Royal Navy veteran Jeromie Lewis died just hours after celebrating his daughter’s third birthday when he was taken ill.
The delivery driver, who lived in Kings Road, Gosport, became ill immediately after unwittingly drinking a Cole Cold Pear-D juice bottle contaminated with a lethal amount of the drug.
Family barrister Fiona Canby spoke at Southamp-ton Coroner’s Court requesting to hear evidence from another witness who was not listed for yesterday’s hearing.
Mrs Canby said: “While Mrs Lewis is anxious that this matter is dealt with as quickly as possible, she wants this to be dealt with properly.
“Mrs Lewis would want Mrs Allen to be called because she has many questions to ask.”
The family of the 33-year-old have questions for Juanette Allen who provided a police statement but was not requested to attend the hearing. Speaking outside the Hulse Road court, Mr Lewis’s widow Jayrusha said: “There are so many answers I want. I want to know what happened.”
Because of the circumstances surrounding the death, and because it was at a place of work, a jury has also been requested.
Central Hampshire coroner Grahame Short said he would consider both proposals and adjourned the inquest to a later date.
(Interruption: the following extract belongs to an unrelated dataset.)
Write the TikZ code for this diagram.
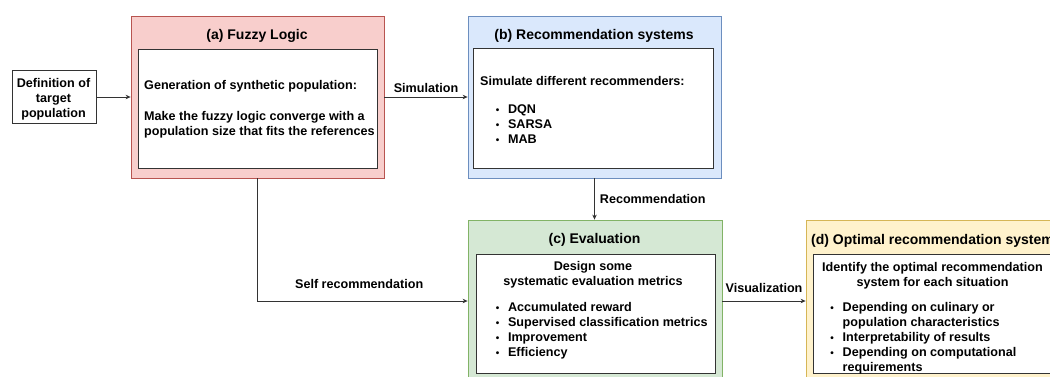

Mr Lewis had been working at his employer’s lock-up garage in Bitterne when he drank the juice on December 5 last year. His death prompted a nationwide appeal to traders from the Food Standards Agency to withdraw the drink, which is produced by Trinidad and Tobago-based firm SM Jaleel, in the Caribbean.
Five people were also arrested after Mr Lewis’s death on suspicion of supplying a class A drug though no further action was taken.
Police investigations led to the arrest of a 33-year-old London man. They also arrested two men, aged 37 and 38, and a 37-year-old woman, all from Southampton, and a 39-year-old London man.
The drugs are thought to have come through Portsmouth and neither Mr Lewis nor his colleagues are thought to be involved with the supply of the drug.